A fundamental insight of Leonard Meyer’s approach to melody perception is
his notion of reversal. Defined as a marked deflection in an ongoing
pattern, reversal was a syntactic necessity for Meyer, without which
ensuing resting points would feel incomplete (Meyer, 1980). In this
exploratory study, we frame Meyer’s theory as an empirical question: do
listeners judge musical phrases with marked reversals to be more complete
than those without? In a forced-choice paradigm, music students listened to
pairs of synthesized phrases with matched beginnings and endings but
different kinds of reversal in their continuations, selecting which phrase
felt more complete. A conjoint analysis modeling selection behavior as a
function of reversal type (pitch, rhythm, and both pitch and rhythm)
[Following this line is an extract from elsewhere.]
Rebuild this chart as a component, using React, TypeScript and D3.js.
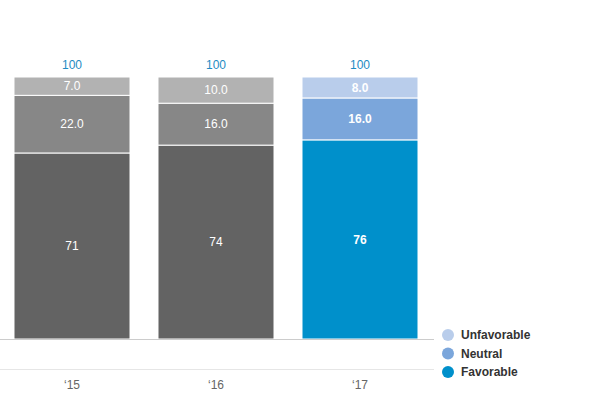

compared to the baseline case of no reversal revealed a significant
preference for reversal melodies, F(3,2192)=6.05,p<.01. Average marginal
component effects demonstrated that phrases with pitch reversals, as well
as phrases with both pitch and rhythm reversals, significantly increased
likelihood of selection relative to no reversal (p<.05 and p<.01,
respectively). The effect of solely rhythm reversal did not reach, but
approached, significance. These preliminary results are consistent with
Meyer’s insight that melodic reversals result in feelings of phrase-ending
completeness, and future directions are considered.